The Aussie says she'll never forget the key lessons she learned on that day. By Chris Oddo | @TheFanChild | Friday January 21, 2022
Tennis is a game for life, and the more we can hang onto and grow from our experiences the better we can be. It’s true for recreational hacks like myself, and it’s also true for the best players in the world. Take World No.1 Ash Barty for instance.
On Friday night in Melbourne Barty reflected on her wild 2019 semifinal with Amanda Anisimova at Roland-Garros.
The match was played under some of the most brutal weather conditions, with spots of rain and gusting wind. Barty dropped the first set and found herself down 3-0 in the second before turning things around.
It’s an experience she’ll never forget.
“I remember that I learned a lot from that moment,” she said. “That was a turning point in my career, and you have to be able to take learnings from those moments, as hard as they are sometimes, and I was able to navigate and find a way through. Which at that point in my life, in my career, it was a massive turning point.”
Barty went on to defeat Marketa Vondrousova in the final for her first major title. The general feeling was that it was a huge surprise that the Aussie won her first major on clay.

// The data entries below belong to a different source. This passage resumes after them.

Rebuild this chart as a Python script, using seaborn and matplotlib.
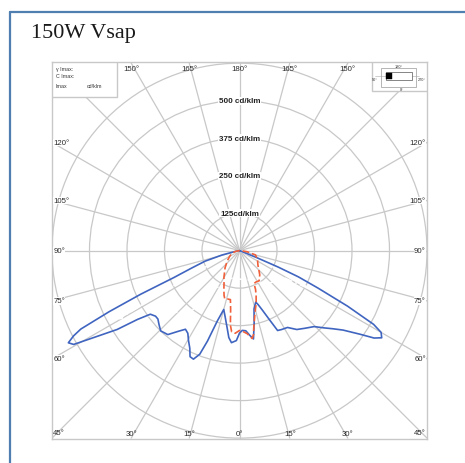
import numpy as np
import pandas as pd
import seaborn as sns
import matplotlib.pyplot as plt
from matplotlib import patches
from matplotlib.lines import Line2D

sns.set_theme(style="white")
plt.rcParams['font.family'] = ['Liberation Sans', 'DejaVu Sans']

# ---- data (gamma in degrees, left side negative; intensity in cd/klm)
c0_gamma = [-90, -82, -79, -76, -73, -70, -67.7, -66.2, -64.9, -63.7, -62.8, -61.7, -60.5,
            -59.2, -57.2, -56, -54.5, -52, -50, -47.5, -44.5, -40.5, -37, -34.5, -32, -29.5,
            -27, -25, -23, -21, -19.5, -17.5, -15, -12, -9, -7, -5, -2, 0, 2, 4.5, 7, 9,
            11.5, 14, 17.5, 19, 21, 23.5, 25.5, 28, 32, 36, 40, 44.5, 47.5, 50, 52.5, 55.3,
            57, 58.5, 60, 61.2, 62.8, 64.5, 66, 67, 68, 69, 70, 90]
c0_int = [0, 0, 15, 60, 120, 170, 237, 360, 480, 590, 622, 648, 635,
          566, 485, 410, 365, 355, 355, 364, 375, 368, 336, 318, 325, 345,
          365, 390, 393, 370, 320, 246, 203, 228, 262, 292, 308, 300, 275, 266, 268, 285, 298,
          245, 200, 180, 190, 212, 252, 295, 298, 302, 325, 338, 355, 381, 405, 435, 490,
          535, 556, 545, 510, 405, 290, 215, 140, 60, 10, 0, 0]

c90_gamma = [-90, -80, -72, -60, -50, -40, -30, -25, -22, -19, -17, -14, -10.5, -8.5, -7,
             -5.5, -3, 0, 2.5, 5.3, 8.2, 9.5, 10.5, 13, 15.7, 17.5, 20, 22.5, 23.7, 28, 33,
             40, 52, 65, 75, 82, 88, 90]
c90_int = [0, 12, 26, 38, 53, 75, 104, 122, 139, 158, 168, 166, 166, 200, 250,
           272, 276, 266, 270, 278, 296, 283, 261, 225, 198, 185, 162, 140, 120, 118, 120,
           105, 78, 66, 55, 25, 5, 0]

c45_gamma = [-88, -70, -64, -61.5, -60.5, -58, -50, -38, -29, -15, 0, 15, 30, 44, 55, 58.6,
             61.4, 63, 66, 70]
c45_int = [0, 40, 150, 300, 460, 420, 330, 248, 129, 95, 95, 100, 120, 149, 165, 173,
           270, 200, 80, 0]

rings = [125, 250, 375, 500, 625]
ring_labels = ["125cd/klm", "250 cd/klm", "375 cd/klm", "500 cd/klm"]
spoke_angles = list(range(0, 360, 15))
side_labels = [120, 105, 90, 75, 60]
top_labels = [150, 165, 180, 165, 150]
bottom_labels = [30, 15, 0, 15, 30]

GRID = '#c8c8c8'
BLUE = '#4065c0'
ORANGE = '#f0603a'
LIM = 625


def to_xy(gamma, inten):
    g = np.radians(np.asarray(gamma, dtype=float))
    i = np.asarray(inten, dtype=float)
    return i * np.sin(g), -i * np.cos(g)


fig = plt.figure(figsize=(4.65, 4.64), dpi=100)
fig.patch.set_facecolor('white')

# card border (left and top visible)
fig.add_artist(Line2D([9.5 / 465, 9.5 / 465], [0, 1 - 12.5 / 464], color='#4f7fb0', lw=1.6))
fig.add_artist(Line2D([9.5 / 465, 1], [1 - 12.5 / 464, 1 - 12.5 / 464], color='#4f7fb0', lw=1.6))
fig.text(31 / 465, 1 - 38 / 464, "150W Vsap", family=['Liberation Serif', 'DejaVu Serif'],
         fontsize=16, color='#1a1a1a', va='baseline', ha='left')

ax = fig.add_axes([52 / 465, 1 - 440 / 464, 375 / 465, 377 / 464])
ax.set_xlim(-LIM, LIM)
ax.set_ylim(-628, 629)
ax.set_xticks([])
ax.set_yticks([])
for s in ax.spines.values():
    s.set_color(GRID)
    s.set_linewidth(1.0)

# polar grid
for r in rings:
    ax.add_patch(patches.Circle((0, 0), r, fill=False, ec=GRID, lw=0.9, zorder=1))
for a in spoke_angles:
    d = np.array([np.sin(np.radians(a)), -np.cos(np.radians(a))])
    t = LIM / max(abs(d[0]), abs(d[1]))
    ax.plot([0, t * d[0]], [0, t * d[1]], color=GRID, lw=0.9, zorder=1)

# curves
wx, wy = to_xy(c45_gamma, c45_int)
sns.lineplot(x=wx, y=wy, sort=False, estimator=None, ax=ax, color='white', lw=1.2,
             linestyle=(0, (5, 2, 1, 2)), zorder=1.5)
bx, by = to_xy(c0_gamma, c0_int)
sns.lineplot(x=bx, y=by, sort=False, estimator=None, ax=ax, color=BLUE, lw=1.2, zorder=2,
             solid_joinstyle='round', solid_capstyle='round')
ox, oy = to_xy(c90_gamma, c90_int)
sns.lineplot(x=ox, y=oy, sort=False, estimator=None, ax=ax, color=ORANGE, lw=1.2,
             linestyle=(0, (4, 1.8)), zorder=2.2)

# ring labels
for r, lab in zip(rings, ring_labels):
    ax.text(0, r, lab, ha='center', va='center', fontsize=5.8, fontweight='bold', color='#222',
            bbox=dict(fc='white', ec='none', pad=0.4), zorder=4)

# angle labels along the frame
lab_kw = dict(fontsize=5.6, color='#2a2a2a', zorder=4)
for g in side_labels:
    y = -LIM * np.cos(np.radians(g)) / np.sin(np.radians(g))
    ax.text(-LIM + 4, y, f"{g}°", ha='left', va='center',
            bbox=dict(fc='white', ec='none', pad=0.3), **lab_kw)
    ax.text(LIM - 4, y, f"{g}°", ha='right', va='center',
            bbox=dict(fc='white', ec='none', pad=0.3), **lab_kw)
for i, g in enumerate(top_labels):
    sgn = -1 if i < 2 else 1
    x = sgn * LIM * np.tan(np.radians(180 - g))
    ax.text(x, 620, f"{g}°", ha='center', va='top', **lab_kw)
for i, g in enumerate(bottom_labels):
    sgn = -1 if i < 2 else 1
    x = sgn * LIM * np.tan(np.radians(g))
    ax.text(x, -620, f"{g}°", ha='center', va='bottom', **lab_kw)
ax.text(-LIM + 4, -618, "45°", ha='left', va='bottom', **lab_kw)
ax.text(LIM - 4, -618, "45°", ha='right', va='bottom', **lab_kw)

# info box top-left
ax.add_patch(patches.Rectangle((-LIM, 512), 217, 117, fc='white', ec=GRID, lw=1.0, zorder=3))
info_kw = dict(fontsize=3.8, color='#333', ha='left', va='center', zorder=4)
ax.text(-613, 608, "γ Imax:", **info_kw)
ax.text(-613, 585, "C Imax:", **info_kw)
ax.text(-613, 552, "Imax", **info_kw)
ax.text(-510, 552, "cd/klm", **info_kw)

# luminaire icon top-right
ax.add_patch(patches.Rectangle((440, 533), 185, 96, fc='white', ec=GRID, lw=1.0, zorder=3))
ax.add_patch(patches.Rectangle((470, 547), 117, 61, fill=False, ec='#999', lw=0.5, zorder=4))
ax.plot([453, 597], [583, 583], color='#aaa', lw=0.4, zorder=4)
ax.add_patch(patches.Rectangle((487, 569), 89, 28, fc='white', ec='#555', lw=0.5, zorder=4.1))
ax.add_patch(patches.Rectangle((487, 571), 22, 22, fc='black', ec='black', lw=0.3, zorder=4.2))
icon_kw = dict(fontsize=2.8, color='#333', ha='center', va='center', zorder=4.3)
ax.text(530, 614, "180°", **icon_kw)
ax.text(450, 573, "90°", **icon_kw)
ax.text(607, 573, "270°", **icon_kw)
ax.text(540, 540, "0°", **icon_kw)

fig.savefig("out.png", dpi=100, facecolor='white')
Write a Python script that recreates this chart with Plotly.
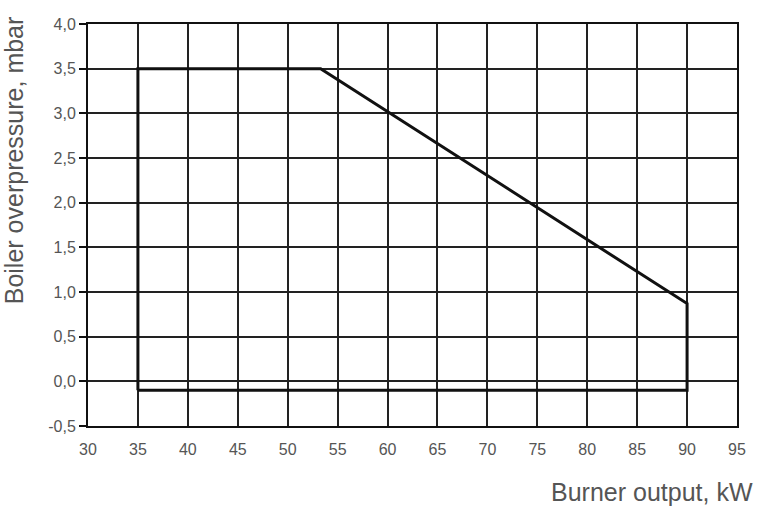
import plotly.graph_objects as go

# Working field boundary (burner output kW, boiler overpressure mbar)
field_x = [35, 35, 53.3, 90, 90, 35]
field_y = [-0.1, 3.5, 3.5, 0.87, -0.1, -0.1]

x_ticks = [30, 35, 40, 45, 50, 55, 60, 65, 70, 75, 80, 85, 90, 95]
y_ticks = [-0.5, 0.0, 0.5, 1.0, 1.5, 2.0, 2.5, 3.0, 3.5, 4.0]
y_tick_labels = ["-0,5", "0,0", "0,5", "1,0", "1,5", "2,0", "2,5", "3,0", "3,5", "4,0"]

fig = go.Figure()
fig.add_trace(go.Scatter(x=field_x, y=field_y, mode="lines",
                         line=dict(color="#111111", width=3), hoverinfo="skip",
                         showlegend=False))

font_col = "#555555"
fig.update_layout(
    width=760, height=506,
    margin=dict(l=88, r=23, t=24, b=80),
    paper_bgcolor="white", plot_bgcolor="white",
    font=dict(family="Liberation Sans, Arial", color=font_col, size=16),
    xaxis=dict(range=[30, 95], tickvals=x_ticks, showgrid=True,
               gridcolor="#222222", gridwidth=2, zeroline=False,
               showline=True, linecolor="#111111", linewidth=2, mirror=True,
               ticks="", ticklabelstandoff=8),
    yaxis=dict(range=[-0.5, 4.0], tickvals=y_ticks, ticktext=y_tick_labels,
               showgrid=True, gridcolor="#222222", gridwidth=2, zeroline=False,
               showline=True, linecolor="#111111", linewidth=2, mirror=True,
               ticks="outside", ticklen=7, tickcolor="#111111", tickwidth=2),
    annotations=[
        dict(text="Burner output, kW", xref="paper", yref="paper",
             x=1.028, y=-0.125, xanchor="right", yanchor="top", showarrow=False,
             font=dict(size=25, color=font_col)),
        dict(text="Boiler overpressure, mbar", xref="paper", yref="paper",
             x=-0.09, y=0.66, xanchor="right", yanchor="middle", textangle=-90,
             showarrow=False, font=dict(size=25, color=font_col)),
    ],
)
fig.write_html("out.html", config={"displayModeBar": False},
               post_script="document.body.style.margin='0';")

“Yeah, obviously it feels like it's a lifetime ago, but some of those memories are still really vivid,” she said. “Without a doubt we will take that and use that experience, use those feelings and those emotions as best we can come Sunday.”
Barty says what sticks with her is learning how to rely on herself as a problem solver.
“I remember the biggest moment of that match was coming out of the chair at 3-Love down the second set,” she said. “I remember that to this very day what I was saying to myself at that change of ends. From then on, it's held me in pretty good stead, sticking to those values and continuing to try and grow each and every time on court and problem-solve and work my way through.
“It hasn't worked every time, but it's made me really comfortable and made me feel like I belong out on the court. I get to do it my way. I get to be unique. I get to experiment and I get to have fun with it.”